Elle accepte la concurrence déloyale en ce qui concerne le marché du travail, les politiques anti-monopoles, le fonctionnement de la zone euro ou le système de partage des fonds européens.
Les trois éléments de la triade – identité, solidarité, subsidiarité – sont liés entre eux, car sans l’identité il n’y a pas de solidarité, la vraie, holistique, et non pas sélective; sur une base volontaire – et non pas imposée. Car la solidarité ne peut se réaliser qu’à travers la subsidiarité, c’est-à-dire le plus près des gens.
Nous avons donc besoin d’un retour à la vision originelle et non déformée de l’Union, dans laquelle celle-ci ne remplace pas les États-nations, mais constitue leur ennoblissement et leur complément communautaires. Une Union qui ne fasse pas preuve de manque de respect envers ces États, mais qui puise en eux ses forces vitales.
Une Union de l’équilibre entre les États membres où les uns ne cherchent pas à dominer les autres en leur imposant leur volonté et en abusant de leurs avantages.
Une Union de l’harmonie entre ce qui appartient aux États et ce qui est communautaire.
Une Union unie, et non pas une Union à deux vitesses.
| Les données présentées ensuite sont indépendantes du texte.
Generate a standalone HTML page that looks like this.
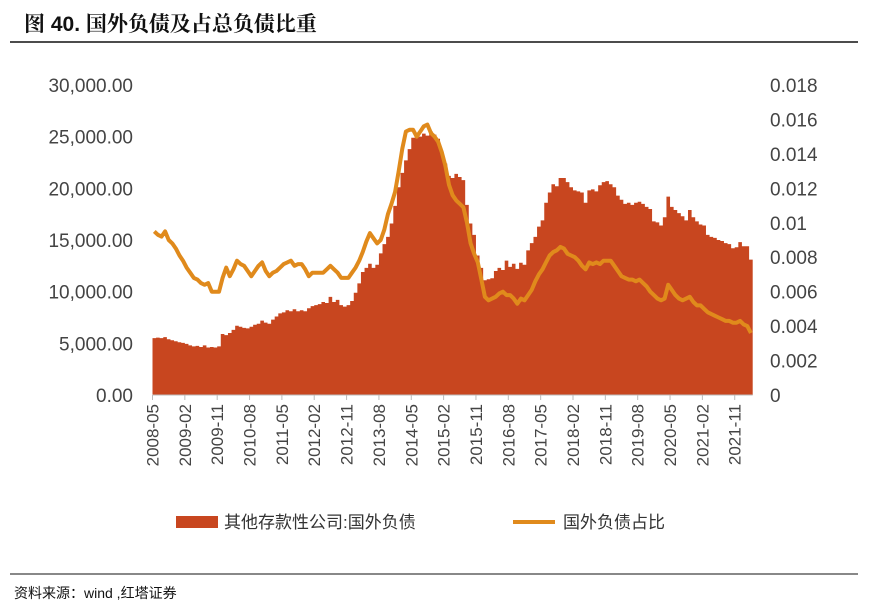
<!DOCTYPE html>
<html><head><meta charset="utf-8"><style>
body{margin:0;background:#fff;width:882px;height:610px;overflow:hidden;font-family:"Liberation Sans","Noto Sans CJK SC",sans-serif;}
svg{position:absolute;left:0;top:0}
</style></head><body>
<svg id="c" width="882" height="610">
<text x="24" y="31" font-size="21" font-weight="bold" fill="#111" font-family="'Liberation Sans','Noto Serif CJK SC',serif">图 40. 国外负债及占总负债比重</text>
<line x1="10" y1="42" x2="858" y2="42" stroke="#111" stroke-width="1.5"/>
<line x1="10" y1="574" x2="858" y2="574" stroke="#111" stroke-width="1"/>
<text x="14" y="598" font-size="14" fill="#111">资料来源：wind ,红塔证券</text>
<g id="plot"></g>
<rect x="176" y="516" width="42" height="12" fill="#c8461f"/>
<text x="224" y="528" font-size="17" fill="#333">其他存款性公司:国外负债</text>
<line x1="513" y1="522" x2="555" y2="522" stroke="#e08a1c" stroke-width="4"/>
<text x="563" y="528" font-size="17" fill="#333">国外负债占比</text>
</svg>
<script>
const liabilities=[5500,5550,5500,5600,5400,5300,5200,5100,5050,4950,4800,4700,4750,4650,4800,4600,4650,4600,4700,5900,5800,6000,6300,6700,6600,6500,6450,6600,6800,6900,7200,7000,6900,7300,7600,7900,8000,8200,8100,8300,8100,8200,8100,8400,8600,8700,8800,9000,8900,9500,9000,9200,8700,8550,8700,9100,9900,10800,11900,12300,12700,12300,12600,13700,14600,15300,16600,18300,20100,21500,22700,23800,24900,25100,25000,25300,25100,25500,25200,24800,23500,22400,21200,21000,21400,21100,20800,18400,16600,15500,13500,12300,11100,11200,11300,12000,12300,12100,13000,12400,12700,12200,12800,12600,14000,14700,15300,16300,16900,18600,19600,20400,20200,21000,21000,20600,20100,19800,19700,19600,18600,19800,19900,19700,20300,20600,20700,20400,20100,19300,18900,18500,18600,18400,18600,18700,18500,18200,18000,16800,16700,16400,17200,19200,18200,17900,17600,17300,16900,17900,17200,16800,16500,16400,15500,15300,15200,15000,14900,14700,14600,14200,14300,14800,14400,14400,13100];
const ratio=[0.0095,0.0093,0.0092,0.0095,0.0090,0.0088,0.0085,0.0081,0.0078,0.0074,0.0071,0.0068,0.0067,0.0065,0.0064,0.0065,0.0060,0.0060,0.0060,0.0068,0.0074,0.0069,0.0073,0.0078,0.0076,0.0075,0.0072,0.0069,0.0072,0.0075,0.0077,0.0072,0.0069,0.0071,0.0072,0.0074,0.0076,0.0077,0.0078,0.0075,0.0076,0.0076,0.0073,0.0069,0.0071,0.0071,0.0071,0.0071,0.0073,0.0075,0.0073,0.0071,0.0068,0.0068,0.0068,0.0071,0.0074,0.0078,0.0083,0.0089,0.0094,0.0091,0.0088,0.0090,0.0096,0.0105,0.0111,0.0118,0.0130,0.0143,0.0153,0.0154,0.0154,0.0150,0.0153,0.0156,0.0157,0.0152,0.0150,0.0147,0.0141,0.0133,0.0122,0.0116,0.0113,0.0111,0.0109,0.0100,0.0088,0.0082,0.0077,0.0067,0.0057,0.0055,0.0056,0.0057,0.0059,0.0060,0.0058,0.0058,0.0056,0.0053,0.0056,0.0055,0.0058,0.0061,0.0066,0.0070,0.0073,0.0077,0.0081,0.0083,0.0084,0.0086,0.0085,0.0082,0.0081,0.0080,0.0078,0.0075,0.0073,0.0077,0.0076,0.0077,0.0076,0.0078,0.0078,0.0078,0.0075,0.0072,0.0069,0.0068,0.0067,0.0067,0.0066,0.0067,0.0065,0.0063,0.0060,0.0058,0.0056,0.0055,0.0056,0.0064,0.0061,0.0058,0.0056,0.0055,0.0056,0.0057,0.0054,0.0052,0.0052,0.0050,0.0048,0.0047,0.0046,0.0045,0.0044,0.0043,0.0043,0.0042,0.0042,0.0043,0.0041,0.0040,0.0036];
const leftTicks=[0,5000,10000,15000,20000,25000,30000];
const leftTickLabels=["0.00","5,000.00","10,000.00","15,000.00","20,000.00","25,000.00","30,000.00"];
const rightTicks=[0,0.002,0.004,0.006,0.008,0.01,0.012,0.014,0.016,0.018];
const rightTickLabels=["0","0.002","0.004","0.006","0.008","0.01","0.012","0.014","0.016","0.018"];
const xLabels=["2008-05","2009-02","2009-11","2010-08","2011-05","2012-02","2012-11","2013-08","2014-05","2015-02","2015-11","2016-08","2017-05","2018-02","2018-11","2019-08","2020-05","2021-02","2021-11"];
const xLabelStep=9;

const NS="http://www.w3.org/2000/svg";
const g=document.getElementById('plot');
const X0=152.5,X1=752.7,Y0=395,Y1=85;
const n=liabilities.length, bw=(X1-X0)/n;
const xs=i=>X0+i*bw;
const yl=v=>Y0-(v/30000)*(Y0-Y1);
const yr=v=>Y0-(v/0.018)*(Y0-Y1);
function mk(t,a){const e=document.createElementNS(NS,t);for(const k in a)e.setAttribute(k,a[k]);g.appendChild(e);return e;}
// bars as one area path
let d="M"+xs(0)+","+Y0;
liabilities.forEach((v,i)=>{d+=" L"+xs(i)+","+yl(v)+" L"+xs(i+1)+","+yl(v);});
d+=" L"+xs(n)+","+Y0+" Z";
const area=mk('path',{d:d,fill:'#c8461f'});


// axis line
const ax=mk('line',{x1:X0,y1:Y0,x2:X1,y2:Y0,stroke:'#bbb','stroke-width':1});


// line
let p="";
ratio.forEach((v,i)=>{p+=(i?" L":"M")+(xs(i)+bw/2).toFixed(1)+","+yr(v).toFixed(1);});
const ln=mk('path',{d:p,fill:'none',stroke:'#e08a1c','stroke-width':4,'stroke-linejoin':'round'});


leftTicks.forEach((v,i)=>{
 const t=mk('text',{x:133,y:yl(v)+7,'text-anchor':'end','font-size':19,fill:'#444'});
 t.textContent=leftTickLabels[i];
 
 
});
rightTicks.forEach((v,i)=>{
 const t=mk('text',{x:770,y:yr(v)+7,'font-size':19,fill:'#444'});
 t.textContent=rightTickLabels[i];
 
 
});
xLabels.forEach((s,k)=>{
 const x=xs(k*xLabelStep);
 const tk=mk('line',{x1:x,y1:Y0,x2:x,y2:Y0+5,stroke:'#bbb'});
 
 
 const t=mk('text',{x:0,y:0,'text-anchor':'end','font-size':17,fill:'#444',transform:`translate(${x+6},404) rotate(-90)`});
 t.textContent=s;
 
 
});
</script>
</body></html>
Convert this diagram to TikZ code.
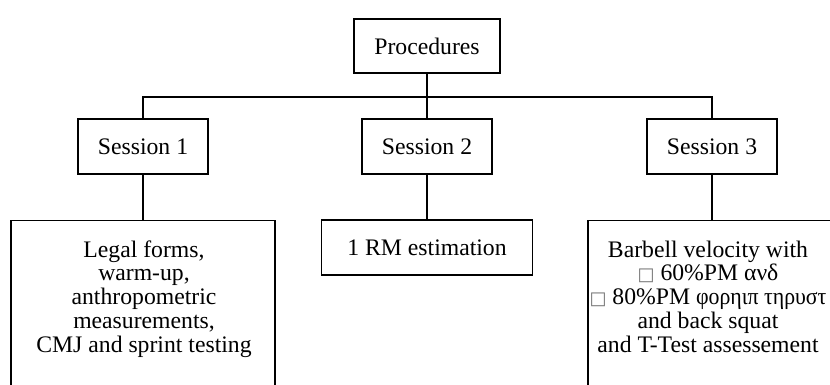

C’était en effet l’idée des Pères Fondateurs : que les nations, tout en gardant leur spécificité, puissent coopérer durablement entre elles, dans l’esprit de solidarité, se préservant ainsi du retour des horreurs de la guerre et créant les cadres pour l’édifice du bien commun qu’est l’Europe unie.
Ces objectifs seront inatteignables si on oppose la communauté européenne aux États-nations. Aujourd’hui, cette façon de penser originale est menacée, ce qui peut engendrer des effets négatifs.
Unis dans la diversité, dans le respect les uns envers les autres, envers les vraies valeurs – c’est une bonne maxime et digne d’être rappelée en ces temps difficiles pour l’Europe.
Jacek Saryusz-Wolski
Propos tenus par l’auteur le 16 mars 2018 lors de la conférence « Christianitas et l’avenir de l’Europe » à Cracovie, organisée en écho à la conférence « Repenser l’Europe » tenue au Vatican à l’initiative de la Conférence des Épiscopats de l’Union européenne COMECE.